Banks’ Anti-Money Laundering Divisions Wasting Nearly £3Bn A Year Chasing False Leads

  • RegTech advances mean an average 55% of ‘false positives’ and inefficiencies can be removed if systems upgraded to use machine learning technology
  • Fortytwo Data calculates cost of chasing these unnecessary ‘false positives’ amounts to 42% of the total outlay on companies’ AML compliance — or £2.7bn

Banks are squandering £2.7bn a year chasing false leads because outdated Anti-Money Laundering (AML) systems have never been upgraded, research by AML technology experts, Fortytwo Data, reveals.

Spend by banks and firms in other regulated industries on AML compliance is predicted to hit £6.4bn* globally this year and Fortytwo Data has calculated that, on average, 55% of ‘false positives’ and inefficiencies can be eradicated by the most modern systems, accounting for 42% of institutions’ AML costs. That equates to £2.7bn.

Too many financial institutions depend on legacy systems that rely on stale rules and scenarios that each year generate millions of false positives — red flags thrown up by older systems on transactions that turn out to be perfectly innocent. This forces them to retain armies of staff to investigate and process them.

The firm analysed the likely impact machine learning and big data technology will have on the industry using first-hand intelligence on financial services clients and the success rate of its own platform in reducing false positives. It reduced one bank’s false positives by 97.4% and calculates they can be reduced by a minimum of 20%.

The latest systems promise to have a revolutionary impact on the success of AML efforts worldwide and enable the banks, in parallel with the authorities, to transform the amount of criminal proceeds seized each year. The United Nations Office on Drugs and Crime (UNODC) has estimated that less than 1% of illicit financial flows are seized by the authorities.

Fortytwo Data believes AML spending will peak by 2020 as banks start to refresh their systems in the teeth of huge regulatory obligations. It predicts compliance departments will shrink by an average 75% by 2025 at companies that adopt the latest machine learning technology — delivering huge cost savings.

Machine learning platforms are capable of generating their own rules and independently assess money laundering risk, without the need for human programming. They can rapidly differentiate between false positives and high risk transactions, by analysing the correlation between data points and by modelling human behaviours.

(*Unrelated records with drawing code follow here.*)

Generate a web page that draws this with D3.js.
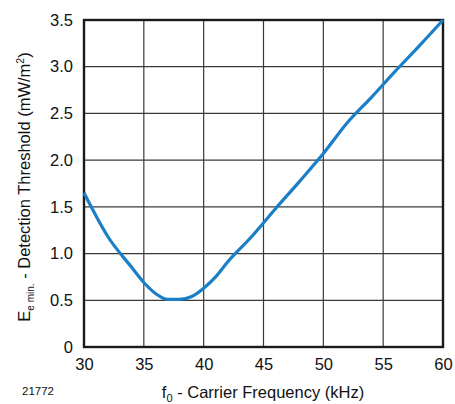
<!DOCTYPE html>
<html>
<head>
<meta charset="utf-8">
<script src="https://cdn.jsdelivr.net/npm/d3@7"></script>
<style>
body { margin: 0; background: #fff; }
text { font-family: "Liberation Sans", Arial, sans-serif; fill: #111; }
</style>
</head>
<body>
<script>
// carrier frequency (kHz) vs detection threshold (mW/m²)
const freq = [30, 32, 34, 35, 36, 37, 38, 39, 40, 41, 42, 44, 46, 48, 50, 52, 54, 56, 58, 60];
const threshold = [1.65, 1.18, 0.85, 0.69, 0.57, 0.51, 0.51, 0.54, 0.63, 0.75, 0.91, 1.18, 1.48, 1.77, 2.07, 2.40, 2.67, 2.95, 3.22, 3.5];
const xTicks = [30, 35, 40, 45, 50, 55, 60];
const yTicks = [0, 0.5, 1.0, 1.5, 2.0, 2.5, 3.0, 3.5];

const width = 455, height = 404;
const margin = {left: 84, right: 12, top: 20, bottom: 57};

const svg = d3.select("body").append("svg")
	.attr("width", width)
	.attr("height", height);

const x = d3.scaleLinear().domain([30, 60]).range([margin.left, width - margin.right]);
const y = d3.scaleLinear().domain([0, 3.5]).range([height - margin.bottom, margin.top]);

// grid
svg.append("g")
	.selectAll("line")
	.data(xTicks)
	.enter().append("line")
	.attr("x1", d => x(d)).attr("x2", d => x(d))
	.attr("y1", y(0)).attr("y2", y(3.5))
	.attr("stroke", "#3a3a3a").attr("stroke-width", 1.2);

svg.append("g")
	.selectAll("line")
	.data(yTicks)
	.enter().append("line")
	.attr("x1", x(30)).attr("x2", x(60))
	.attr("y1", d => y(d)).attr("y2", d => y(d))
	.attr("stroke", "#3a3a3a").attr("stroke-width", 1.2);

// frame
svg.append("rect")
	.attr("x", x(30)).attr("y", y(3.5))
	.attr("width", x(60) - x(30)).attr("height", y(0) - y(3.5))
	.attr("fill", "none").attr("stroke", "#1a1a1a").attr("stroke-width", 2.4);

// curve
const line = d3.line()
	.x((d, i) => x(freq[i]))
	.y(d => y(d))
	.curve(d3.curveMonotoneX);

svg.append("path")
	.datum(threshold)
	.attr("d", line)
	.attr("fill", "none")
	.attr("stroke", "#1a7fc6")
	.attr("stroke-width", 3.2)
	.attr("stroke-linejoin", "round");

// tick labels
const xAxis = d3.axisBottom(x).tickValues(xTicks).tickSize(0).tickPadding(11).tickFormat(d3.format("d"));
svg.append("g")
	.attr("transform", `translate(0,${y(0)})`)
	.call(xAxis)
	.call(g => g.select(".domain").remove())
	.selectAll("text").style("font-size", "16.5px").attr("fill", "#111");

const yAxis = d3.axisLeft(y).tickValues(yTicks).tickSize(0).tickPadding(11)
	.tickFormat(d => d === 0 ? "0" : d3.format(".1f")(d));
svg.append("g")
	.attr("transform", `translate(${x(30)},0)`)
	.call(yAxis)
	.call(g => g.select(".domain").remove())
	.selectAll("text").style("font-size", "16.5px").attr("fill", "#111");

// titles
const xt = svg.append("text")
	.attr("x", 263).attr("y", 398)
	.attr("text-anchor", "middle")
	.style("font-size", "16.5px");
xt.append("tspan").text("f");
xt.append("tspan").attr("dy", 4).style("font-size", "11px").text("0");
xt.append("tspan").attr("dy", -4).text(" - Carrier Frequency (kHz)");

const yt = svg.append("text")
	.attr("transform", `translate(30,187) rotate(-90)`)
	.attr("text-anchor", "middle")
	.style("font-size", "16.5px");
yt.append("tspan").text("E");
yt.append("tspan").attr("dy", 4).style("font-size", "10px").text("e min.");
yt.append("tspan").attr("dy", -4).text(" - Detection Threshold (mW/m");
yt.append("tspan").attr("dy", -6).style("font-size", "10.5px").text("2");
yt.append("tspan").attr("dy", 6).text(")");

svg.append("text")
	.attr("x", 22).attr("y", 395)
	.style("font-size", "11.5px")
	.text("21772");
</script>
</body>
</html>
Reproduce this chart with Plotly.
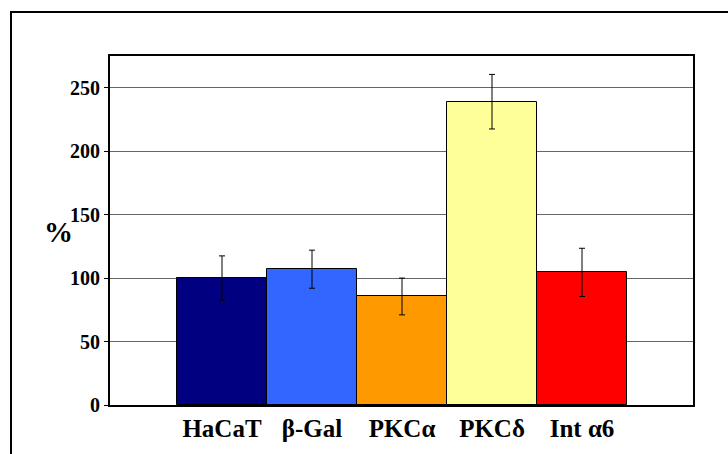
import plotly.graph_objects as go

categories = ["HaCaT", "β-Gal", "PKCα", "PKCδ", "Int α6"]
values = [100, 107, 85.5, 239, 104.5]
errors = [17.5, 15, 14.5, 21.5, 19]
colors = ["#000080", "#3366FF", "#FF9900", "#FFFF99", "#FF0000"]
y_ticks = [0, 50, 100, 150, 200, 250]

FONT = "Liberation Serif"
positions = list(range(len(categories)))

fig = go.Figure()
fig.add_trace(go.Bar(
    x=positions, y=values, width=1.0,
    marker=dict(color=colors, line=dict(color="black", width=1)),
    error_y=dict(type="data", array=errors, visible=True,
                 color="black", thickness=1, width=3),
    showlegend=False, hoverinfo="skip",
))

W, H = 728, 454
L, T = 110, 56
R = 728 - 693
B = 454 - 405
pw, ph = W - L - R, H - T - B

def px_to_paper_x(px):
    return (px - L) / pw

def px_to_paper_y(py):
    return (H - B - py) / ph

# outer frame: only top and left edges are visible in the picture
fig.add_shape(type="line", xref="paper", yref="paper",
              x0=px_to_paper_x(10), x1=px_to_paper_x(760),
              y0=px_to_paper_y(12), y1=px_to_paper_y(12),
              line=dict(color="black", width=2), layer="below")
fig.add_shape(type="line", xref="paper", yref="paper",
              x0=px_to_paper_x(11), x1=px_to_paper_x(11),
              y0=px_to_paper_y(11), y1=px_to_paper_y(480),
              line=dict(color="black", width=2), layer="below")

fig.add_annotation(text="<b>%</b>", xref="paper", yref="paper",
                   x=px_to_paper_x(58), y=px_to_paper_y(232),
                   showarrow=False, font=dict(family=FONT, size=29, color="black"),
                   xanchor="center", yanchor="middle")

fig.update_layout(
    width=W, height=H,
    margin=dict(l=L, r=R, t=T, b=B, pad=0),
    plot_bgcolor="white", paper_bgcolor="white",
    bargap=0,
    font=dict(family=FONT),
    xaxis=dict(
        range=[-0.5 - 67 / 90, 4.5 + 66 / 90],
        tickvals=positions,
        ticktext=[f"<b>{c}</b>" for c in categories],
        tickfont=dict(family=FONT, size=25, color="black"),
        showgrid=False, zeroline=False,
        showline=True, linecolor="black", linewidth=2, mirror=True,
        ticks="", fixedrange=True,
    ),
    yaxis=dict(
        range=[0, 275],
        tickvals=y_ticks,
        ticktext=[f"<b>{v}</b>" for v in y_ticks],
        tickfont=dict(family=FONT, size=20, color="black"),
        showgrid=True, gridcolor="#666666", gridwidth=1,
        zeroline=False,
        showline=True, linecolor="black", linewidth=2, mirror=True,
        ticks="outside", ticklen=4, tickcolor="black", tickwidth=1,
        fixedrange=True,
    ),
)

fig.write_html(
    "out.html",
    config={"displayModeBar": False},
    post_script="document.body.style.margin='0';document.body.style.overflow='hidden';",
)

Luca Primerano, Head of Strategy at Fortytwo Data, said: “Banks and financial institutions have been bogged down by legacy AML systems for decades and we estimate that just under £3bn a year is being squandered chasing false positives alone. In our experience, new technologies such as machine learning and big data are cutting the number of false positives by huge amounts, in one case exceeding 97%.

“That’s a colossal amount of time and money that is being wasted chasing ghosts.

“These advances in RegTech represent an opportunity for companies to help reduce the ability of criminals to exploit financial networks for money laundering and terrorist financing around the globe. Machine learning has the potential not only to deliver justice but a multi-billion pound refund for firms every year.”